Una de las formas de colaboración habitual de los rusos con sus señores era la autorecaudación de impuestos para la Horda. En un principio los kanes tenían a unos recaudadores llamados baskak, funcionarios estacionados en guarniciones militares que ejercían de facto la función de gobernadores de una darugha (o pequeña entidad territorial mongola, similar a una provincia). Con el tiempo, los kanes delegaron esta función en las familias nobles rusas, que recaudaban los tributos (lo que les elevaba a la categoría de gobernadores) para la Horda de Oro. Esta circunstancia podría hacernos pensar que los tártaros habían aflojado la cuerda un tanto, concediendo más autonomía a los rusos, que prácticamente se autogobernaban. Esto no es del todo cierto, y lo que nos encontramos aquí es una forma de dominación diferente, aunque igualmente efectiva, que recuerda a las formas actuales de colonialismo moderno: las grandes corporaciones, hoy día, pactan con las elites locales de los países cuyos recursos pretenden sustraer (petroleo, oro, café etc), permitiendo la extracción indiscriminada de su riqueza, a cambio de un pingüe beneficio. Así la compañía se queda con todo, la elite local amasa a cambio una gran fortuna por vender los recursos de su país, y el resto de la población (que suele ser más del 95%) queda ajena a este proceso, y por supuesto no ve un duro. Pues bien, algo así pasaba en la Rusia de la primera mitad del siglo XIV.

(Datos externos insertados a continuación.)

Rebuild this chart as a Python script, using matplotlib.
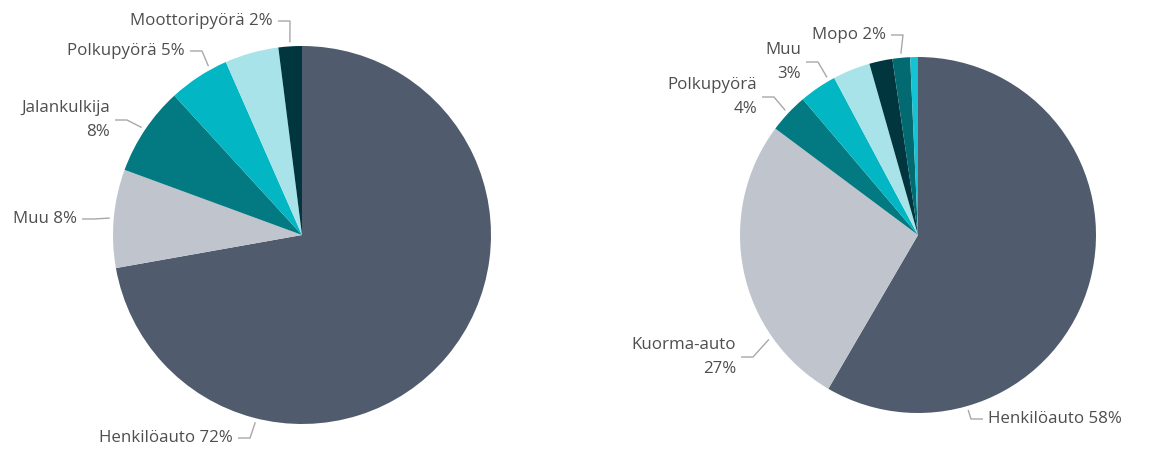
import numpy as np
import matplotlib
matplotlib.use("Agg")
import matplotlib.pyplot as plt

## DATA (shares in percent, clockwise from 12 o'clock)
left_names = ["Henkilöauto", "Muu", "Jalankulkija", "Polkupyörä", "", "Moottoripyörä"]
left_values = [72.2, 8.4, 7.6, 5.2, 4.6, 2.0]

right_names = ["Henkilöauto", "Kuorma-auto", "Polkupyörä", "Muu", "", "", "Mopo", ""]
right_values = [58.4, 26.8, 3.6, 3.4, 3.4, 2.1, 1.6, 0.7]

## STYLE
colors = ["#505C6D", "#C0C5CD", "#037A82", "#02B7C3", "#A8E3EA", "#02363E", "#036A71", "#15C3D3"]
text_color = "#4E4E4E"
line_color = "#A8A8A8"
W, H = 1157, 450

plt.rcParams['font.family'] = ['Open Sans', 'DejaVu Sans']

fig = plt.figure(figsize=(W / 100, H / 100), dpi=100)
ax = fig.add_axes([0, 0, 1, 1])


def draw_pie(values, names, center, radius, labels):
    # center given in pixels from top-left
    cx, cy = center[0], H - center[1]
    ax.pie(values, colors=colors[:len(values)], startangle=90, counterclock=False,
           center=(cx, cy), radius=radius, frame=True,
           wedgeprops=dict(linewidth=0, antialiased=True))
    cum = np.cumsum([0] + list(values)) / sum(values) * 360
    for i, name in enumerate(names):
        if not name or i not in labels:
            continue
        tx, ty, split, anchor = labels[i]
        ang = anchor if anchor is not None else (cum[i] + cum[i + 1]) / 2
        a = np.radians(ang)
        px = cx + (radius + 4) * np.sin(a)
        py = cy + (radius + 4) * np.cos(a)
        pct = f"{round(values[i])}%"
        txt = f"{name}\n{pct}" if split else f"{name} {pct}"
        on_right = tx > cx
        ty_d = H - ty
        ex = tx - 5 if on_right else tx + 5
        elbow = ex - 12 if on_right else ex + 12
        ax.plot([ex, elbow, px], [ty_d, ty_d, py], color=line_color, lw=1, solid_capstyle='butt')
        ax.text(tx, ty_d, txt, ha='left' if on_right else 'right', va='center',
                fontsize=12.2, color=text_color, linespacing=1.6, multialignment='right')


# label layout: index -> (text x px, text y px, two lines?, anchor angle override)
left_labels = {
    0: (233, 438, False, 194),
    1: (77, 219, False, None),
    2: (110, 120, True, None),
    3: (185, 51, False, 331),
    5: (273, 21, False, None),
}
right_labels = {
    0: (988, 419, False, 164),
    1: (736, 357, True, 235),
    2: (757, 97, True, None),
    3: (801, 62, True, 330),
    6: (886, 35, False, None),
}

draw_pie(left_values, left_names, (302, 235), 189, left_labels)
draw_pie(right_values, right_names, (918, 235), 178, right_labels)

ax.set_xlim(0, W)
ax.set_ylim(0, H)
ax.set_aspect('equal')
ax.axis('off')

fig.savefig("out.png", dpi=100, facecolor="white")
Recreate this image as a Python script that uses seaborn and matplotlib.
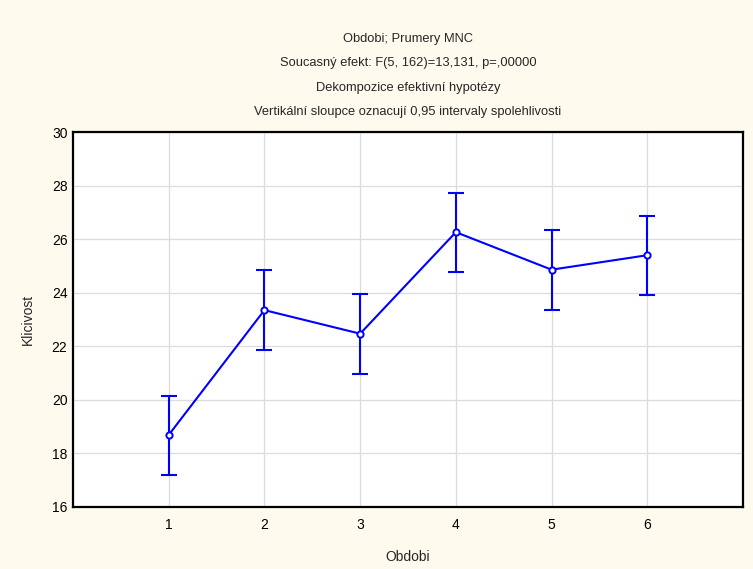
import matplotlib
matplotlib.use("Agg")
import matplotlib.pyplot as plt
import seaborn as sns
import pandas as pd
import numpy as np
from matplotlib import font_manager

periods = [1, 2, 3, 4, 5, 6]
means = [18.69, 23.35, 22.47, 26.26, 24.86, 25.40]
lower = [17.18, 21.87, 20.98, 24.77, 23.37, 23.91]
upper = [20.16, 24.83, 23.95, 27.73, 26.33, 26.87]
title_lines = [
    "Obdobi; Prumery MNC",
    "Soucasný efekt: F(5, 162)=13,131, p=,00000",
    "Dekompozice efektivní hypotézy",
    "Vertikální sloupce oznacují 0,95 intervaly spolehlivosti",
]
x_label = "Obdobi"
y_label = "Klicivost"

sns.set_style("white")
names = {f.name for f in font_manager.fontManager.ttflist}
narrow = "Liberation Sans Narrow" if "Liberation Sans Narrow" in names else "Liberation Sans"
plt.rcParams["font.family"] = ["Liberation Sans", "DejaVu Sans"]

bg = "#FFFAEE"
blue = "#0000FF"

fig = plt.figure(figsize=(7.53, 5.69), dpi=100, facecolor=bg)
ax = fig.add_axes([73 / 753, 1 - 507 / 569, (743 - 73) / 753, (507 - 132) / 569])
ax.set_facecolor("white")

df = pd.DataFrame({"period": periods, "mean": means, "lo": lower, "hi": upper})
yerr = np.vstack([df["mean"] - df["lo"], df["hi"] - df["mean"]])
ax.errorbar(df["period"], df["mean"], yerr=yerr, fmt="none", ecolor=blue,
            elinewidth=1.5, capsize=6, capthick=1.5, zorder=3)
sns.lineplot(data=df, x="period", y="mean", ax=ax, color=blue, linewidth=1.5,
             marker="o", markersize=4.5, markerfacecolor="white",
             markeredgecolor=blue, markeredgewidth=1.4, zorder=4)

ax.set_xlim(0, 7)
ax.set_ylim(16, 30)
ax.set_xticks(periods)
ax.set_yticks(np.arange(16, 31, 2))
ax.grid(True, color="#DCDCDC", linewidth=0.9)
ax.set_axisbelow(True)
for s in ax.spines.values():
    s.set_visible(True)
    s.set_color("black")
    s.set_linewidth(1.6)
ax.tick_params(direction="in", length=4, width=1.2, color="black",
               labelsize=10, labelcolor="black")
ax.tick_params(axis="y", pad=4)
ax.tick_params(axis="x", pad=8)
ax.set_xlabel(x_label, fontsize=10, labelpad=13)
ax.set_ylabel(y_label, fontsize=10, labelpad=12)

ys = [39, 63, 88, 112]
for t, y in zip(title_lines, ys):
    fig.text(0.5 * (73 + 743) / 753, 1 - y / 569, t, ha="center", va="center",
             fontsize=9.3, family=[narrow, "DejaVu Sans"])

fig.savefig("out.png", dpi=100, facecolor=bg)
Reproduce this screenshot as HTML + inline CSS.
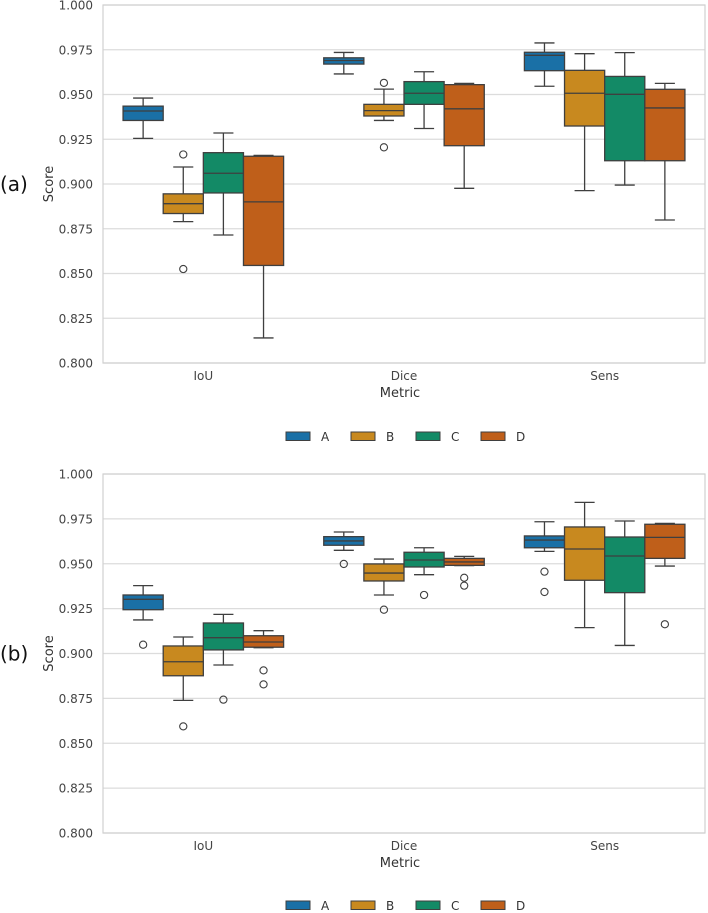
<!DOCTYPE html>
<html><head><meta charset="utf-8">
<style>
html,body{margin:0;padding:0;background:#fff;}
svg{display:block;font-family:"DejaVu Sans","Liberation Sans",sans-serif;}
</style></head>
<body>
<svg id="chart" width="708" height="913" viewBox="0 0 708 913" xmlns="http://www.w3.org/2000/svg"></svg>
<script>
const categories = ["IoU","Dice","Sens"];
const groups = ["A","B","C","D"];
const groupColors = ["#1a70a6","#c8891f","#138a66","#bf5f1a"];
const yTicks = [0.800,0.825,0.850,0.875,0.900,0.925,0.950,0.975,1.000];
const yTickLabels = ["0.800","0.825","0.850","0.875","0.900","0.925","0.950","0.975","1.000"];
// each stat: [low whisker, q1, median, q3, high whisker]
const statsA = [
  [[0.9255,0.9355,0.9408,0.9435,0.948],[0.8790,0.8835,0.889,0.8945,0.9095],[0.8715,0.895,0.906,0.9175,0.9285],[0.814,0.8545,0.890,0.9155,0.916]],
  [[0.9615,0.967,0.969,0.9705,0.9735],[0.9355,0.938,0.941,0.9445,0.953],[0.931,0.9445,0.9507,0.9572,0.9627],[0.8976,0.9214,0.942,0.9555,0.9562]],
  [[0.9546,0.9633,0.9719,0.9736,0.9788],[0.8963,0.9324,0.9507,0.9635,0.9728],[0.8994,0.913,0.9501,0.9601,0.9734],[0.8799,0.913,0.9425,0.9529,0.9562]]
];
const outliersA = [
  [[],[0.9165,0.8525],[],[]],
  [[],[0.9565,0.9205],[],[]],
  [[],[],[],[]]
];
const statsB = [
  [[0.9187,0.9244,0.9302,0.9326,0.9378],[0.8739,0.8876,0.8954,0.9042,0.9092],[0.8936,0.902,0.9088,0.917,0.9218],[0.9032,0.9035,0.9064,0.9099,0.9127]],
  [[0.9575,0.9603,0.9627,0.9651,0.9677],[0.9326,0.9404,0.9448,0.9499,0.9526],[0.9439,0.9482,0.9521,0.9564,0.9589],[0.949,0.9491,0.951,0.953,0.9541]],
  [[0.9569,0.9589,0.9632,0.9655,0.9734],[0.9144,0.9408,0.9582,0.9705,0.9842],[0.9045,0.9339,0.9543,0.9649,0.9738],[0.9487,0.953,0.9647,0.972,0.9725]]
];
const outliersB = [
  [[0.9049],[0.8594],[0.8743],[0.8906,0.8828]],
  [[0.9499],[0.9244],[0.9326],[0.9422,0.9378]],
  [[0.9456,0.9343],[],[],[0.9163]]
];

const NS="http://www.w3.org/2000/svg";
const svg=document.getElementById('chart');
function mk(tag,attrs,parent){const e=document.createElementNS(NS,tag);for(const k in attrs)e.setAttribute(k,attrs[k]);(parent||svg).appendChild(e);return e;}

function panel(top,bottom,stats,outliers,label,legendY,pid){
  const left=103,right=705;
  const g=mk('g',{});
  
  
  const y=v=>bottom-(v-0.8)/0.2*(bottom-top);
  const catW=(right-left)/3;
  const xc=i=>left+catW*(i+0.5);
  yTicks.forEach((t,i)=>{
    const l=mk('line',{x1:left,x2:right,y1:y(t),y2:y(t),stroke:'#dcdcdc','stroke-width':1.2},g);
    
    
    const tx=mk('text',{x:left-10,y:y(t)+4.5,'text-anchor':'end','font-size':12,fill:'#444'},g);
    tx.textContent=yTickLabels[i];
    
    
  });
  const fr=mk('rect',{x:left,y:top,width:right-left,height:bottom-top,fill:'none',stroke:'#d0d0d0','stroke-width':1.2},g);
  
  
  categories.forEach((c,ci)=>{
    const t=mk('text',{x:xc(ci),y:bottom+17,'text-anchor':'middle','font-size':12,fill:'#444'},g);
    t.textContent=c;
    
    
    const bw=catW*0.8/4;
    groups.forEach((gr,gi)=>{
      const s=stats[ci][gi];
      const x0=xc(ci)-catW*0.4+gi*bw;
      const cx=x0+bw/2;
      const bg=mk('g',{},g);
      
      
      const ec='#3f3f3f';
      mk('line',{x1:cx,x2:cx,y1:y(s[0]),y2:y(s[1]),stroke:ec,'stroke-width':1.3},bg);
      mk('line',{x1:cx,x2:cx,y1:y(s[3]),y2:y(s[4]),stroke:ec,'stroke-width':1.3},bg);
      mk('line',{x1:cx-bw/4,x2:cx+bw/4,y1:y(s[0]),y2:y(s[0]),stroke:ec,'stroke-width':1.3},bg);
      mk('line',{x1:cx-bw/4,x2:cx+bw/4,y1:y(s[4]),y2:y(s[4]),stroke:ec,'stroke-width':1.3},bg);
      mk('rect',{x:x0,y:y(s[3]),width:bw,height:Math.max(0.5,y(s[1])-y(s[3])),fill:groupColors[gi],stroke:ec,'stroke-width':1.3},bg);
      mk('line',{x1:x0,x2:x0+bw,y1:y(s[2]),y2:y(s[2]),stroke:ec,'stroke-width':1.3},bg);
      outliers[ci][gi].forEach(o=>{
        const p=mk('circle',{cx:cx,cy:y(o),r:3.6,fill:'none',stroke:ec,'stroke-width':1.1},bg);
        
        
      });
    });
  });
  const xt=mk('text',{x:(left+right)/2-4,y:bottom+34,'text-anchor':'middle','font-size':13,fill:'#333'},g);
  xt.textContent='Metric';
  
  
  const yt=mk('text',{x:0,y:0,'text-anchor':'middle','font-size':13,fill:'#333',transform:`translate(53,${(top+bottom)/2}) rotate(-90)`},g);
  yt.textContent='Score';
  
  
  const pl=mk('text',{x:0,y:(top+bottom)/2+7,'font-size':20,fill:'#111'},g);
  pl.textContent=label;
  
  
  groups.forEach((gr,gi)=>{
    const lx=286+gi*65;
    const le=mk('g',{},g);
    
    
    mk('rect',{x:lx,y:legendY-4,width:24,height:8.5,fill:groupColors[gi],stroke:'#3f3f3f','stroke-width':1},le);
    const t=mk('text',{x:lx+35,y:legendY+5,'font-size':12,fill:'#333'},le);
    t.textContent=gr;
  });
}
panel(5,363,statsA,outliersA,'(a)',436,'a');
panel(474,833,statsB,outliersB,'(b)',905,'b');
</script>
</body></html>
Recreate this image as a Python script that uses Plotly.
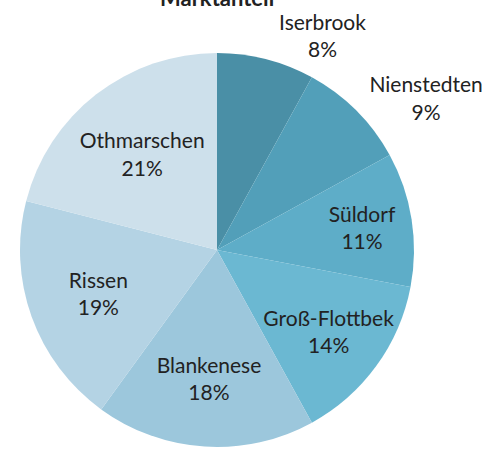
import plotly.graph_objects as go

labels = ["Iserbrook", "Nienstedten", "Süldorf", "Groß-Flottbek", "Blankenese", "Rissen", "Othmarschen"]
values = [8, 9, 11, 14, 18, 19, 21]
colors = ["#4a8fa6", "#529fb9", "#5eadc8", "#6bb8d2", "#9cc7dc", "#b4d3e4", "#cde0eb"]
positions = ["outside", "outside", "inside", "inside", "inside", "inside", "inside"]
title = "Marktanteil"

fig = go.Figure(go.Pie(
    labels=labels,
    values=values,
    sort=False,
    direction="clockwise",
    rotation=0,
    marker=dict(colors=colors, line=dict(width=0)),
    texttemplate="%{label}<br>%{percent:.0%}",
    textposition=positions,
    insidetextorientation="horizontal",
    textfont=dict(family="Lato, Open Sans, sans-serif", size=21, color="#222222"),
    showlegend=False,
))

fig.update_layout(
    width=489, height=453,
    margin=dict(l=19, r=62, t=53, b=0),
    paper_bgcolor="white",
    plot_bgcolor="white",
    uniformtext=dict(minsize=21, mode="show"),
    annotations=[dict(
        text="<b>" + title + "</b>", x=0.5, y=1.14, xref="paper", yref="paper",
        xanchor="center", yanchor="middle", showarrow=False,
        font=dict(family="Lato, Open Sans, sans-serif", size=22, color="#222222"))],
)

fig.write_html("out.html")
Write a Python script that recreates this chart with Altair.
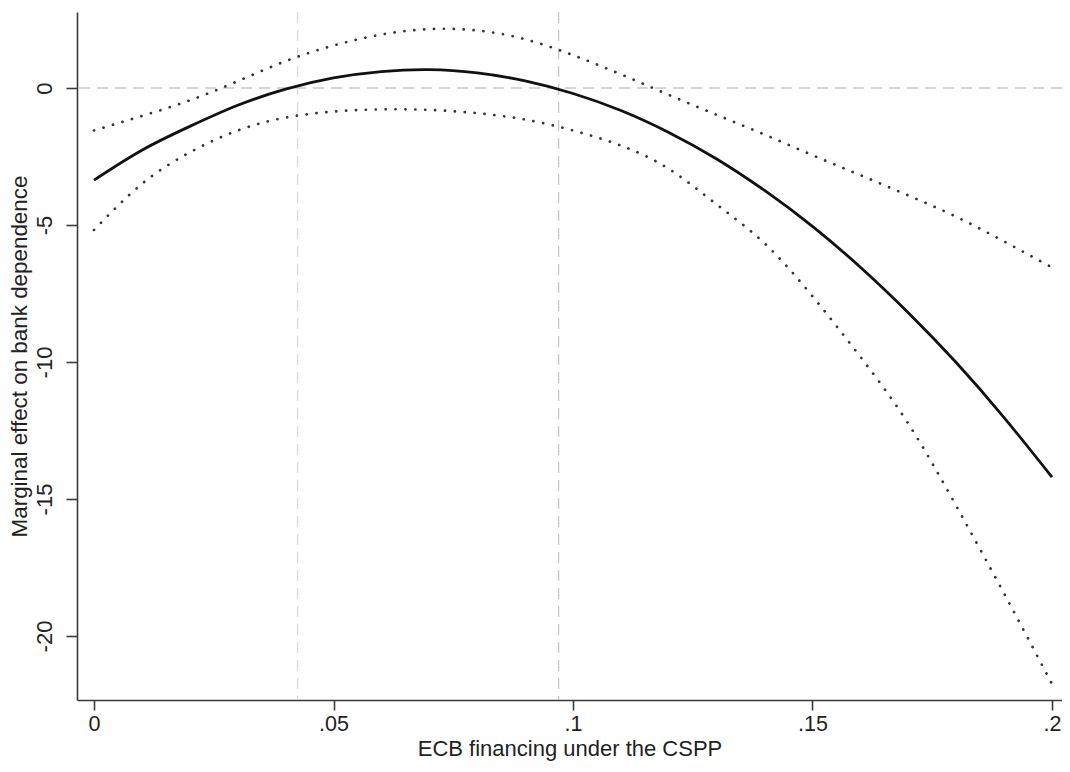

Bien es cierto que hay países que siguen en esta situación de dependencia de por vida, mientras que otros pronto se sacuden el yugo colonial para iniciar su propia andadura, como sería el caso del Japón de finales del siglo XIX, por ejemplo, que pasó de colonizado a colonizador y creador de un imperio comercial en apenas unas décadas.

El caso de los principados rusos en esta época recordaría al de los países del segundo tipo. Estuvieron al lado de los kanes, pagaron sus tributos y lucharon por ellos, pero solo mientras los kanes fueron fuertes.